Diagnosing problems with phasing and pre-phasing on Illumina platforms

 

If you do Illumina sequencing you probably hear the words 'phasing' and 'pre-phasing' pretty regularly, but what does it mean exactly and why is it important? Well, with MiSeq read lengths now at 300 and HiSeq high-throughput mode soon to be 125, keeping phasing and pre-phasing levels under control will become increasingly important. Nothing can bring down a long read like high phasing or pre-phasing, and throwing higher densities into the mix only makes the problem worse. Here is a quick guide to troubleshooting high phasing and pre-phasing issues.

What is phasing?

In sequencing-by-synthesis chemistry like Illumina (sorry, Solexa!) phasing is the rate at which single molecules within a cluster loose sync with each other. Phasing is falling behind, pre-phasing is going ahead and together they describe how well the chemistry is performing.

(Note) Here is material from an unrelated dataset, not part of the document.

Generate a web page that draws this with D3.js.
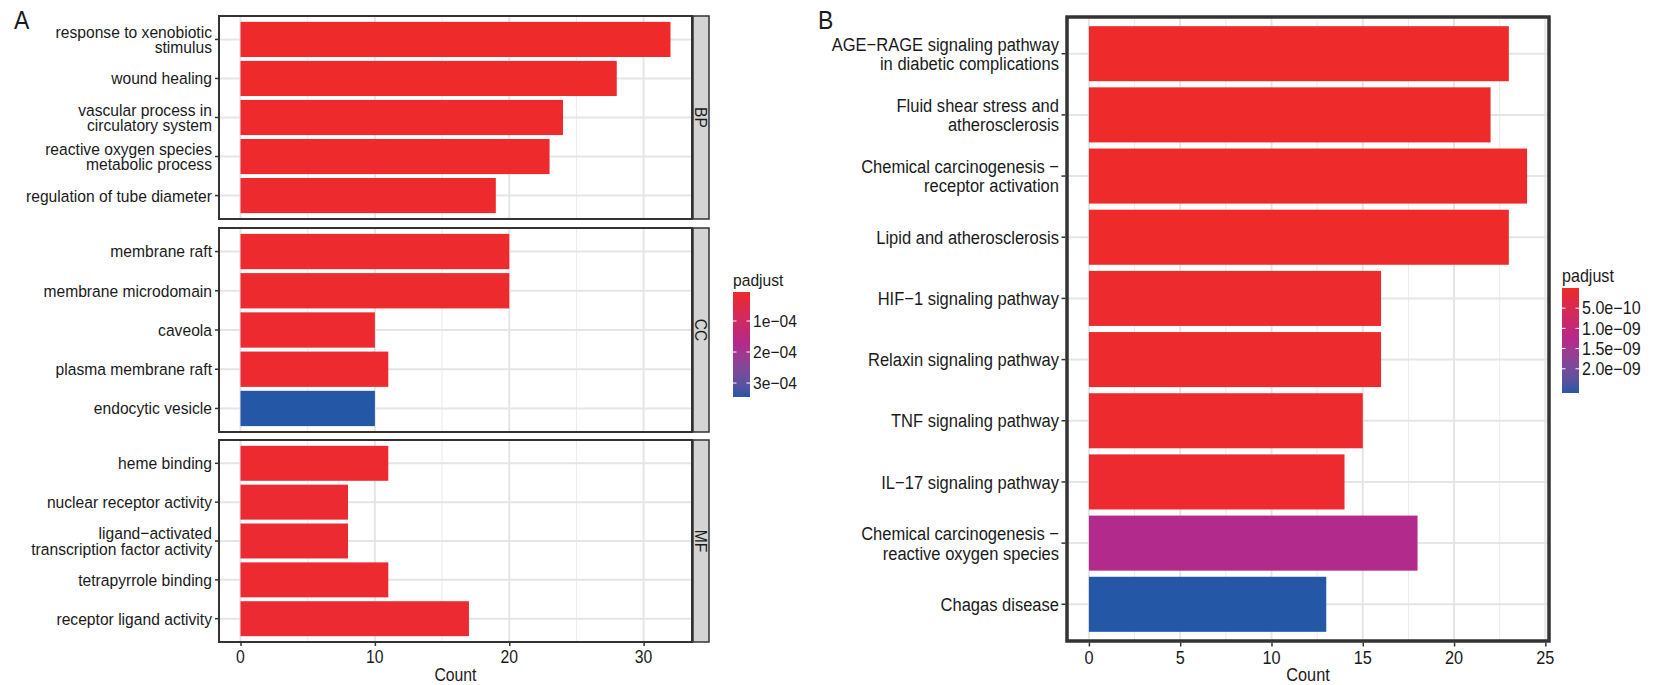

Low numbers are better! Values of 0.10/0.10 mean 0.10% of the molecules in your cluster are both falling behind AND 0.10% are running ahead at EACH cycle. In other words 0.20% of the true signal is lost each cycle and will therefore contribute to noise. Another example, 0.20/0.20 means that 0.4% of the true signal is lost per cycle, so after 250 cycles (without correction) your noise would be equal to your signal.

The reason it is calculated is so RTA can apply the correct level of phasing correction, which is why you can sequence for 250 bases without making random basecalls! This works by artificially pushing signal in or out of each channel based on basecalls before or after it and is an essential process in the Illumina basecaller.

Historically, the phasing and pre-phasing were estimated over the first 12 cycles of each read and then applied to all subsequent cycles. However with MCS 2.4 on the MiSeq we see a new algorithm called empirical phasing correction which optimises the phasing correction at every cycle by trying a range of corrections and selecting the one which results in the highest chastity (signal purity). This has major benefits as it means that the correction no longer assumes a linear phasing correction for the whole read, and does not rely on an accurate estimate over the first 12 cycles (better for low diversity samples). The only cost of this computational which is why it is not yet available for HiSeq. The new algorithm stores a new text file in the phasing folder:

D:\Illumina\MiSeqAnalysis31118_M00875_0072_000000000-A6B08\Data\Intensities\BaseCalls\Phasing\EmpiricalPhasingCorrection_1_1_1101.txt

Plotting this can help diagnose problems, shown below is a good run and a bad run - can you tell which is which?! In the bottom run the pre-phasing was so bad it actually reached the maximum allowable pre-phasing correction of 0.6. As this are cumulative values the actual phasing per cycle is the gradient of the line (approximately 0.1% in the good run).

emp_phasing1

emp_phasing2

How to recognise high phasing/pre-phasing

It's hard to say what phasing values you 'should have' because it depends on many variables so how do you recognise if you have a problem? Here are a few questions you might ask yourself:

If the answer to most of these questions is 'Yes!' then you may suspect a phasing/pre-phasing problem. So how do know which it is? A simplified explanation is that phasing is caused by enzyme kinetics while pre-phasing is caused by either inadequate flushing of the flowcell or inadvertant reagent mixing. Here is a representative (but by no means exhaustive list):

Cause of phasing Comment
High GC content Extreme GC should result in quite high phasing, this is normal
Bad lot number Reagents were manufactured incorrectly
Peltier calibrated low Even one or two degrees can effect the enzyme kinetics
Chiller calibrated high Chiller temperature should not exceed 6°C
Fluidics problem Reagents were under-delivered
Shipping problem Reagents should not thaw until use, double Mylar wrapping should be unbroken
Improper storage Reagents should be stored at -20°C
Improper handling Reagents should be thawed in lukewarm water and used immediately

 

Cause of pre-phasing Comment
Fluidics problem Worn valve, PR2 was under-delivered
Bad lot number Reagents were manufactured incorrectly
Common line or manifold Common cause of pre-phasing problems
Instrument not washed Wash instrument with 0.5% TWEEN in DI water immediately following run
Shipping problem As above
Improper storage As above
Improper handling As above

One last point, if you are running amplicons or other low diversity sample in which the phasing estimation is inaccurate the PhiX error rate can sometimes be useful for diagnosing problems.

We are very lucky to have a fantastic FAS, Helen who keeps our instruments running very smoothly but if we do have a problem we tend to send her all the information we can on the problem to save time. Hopefully this will help you do the same.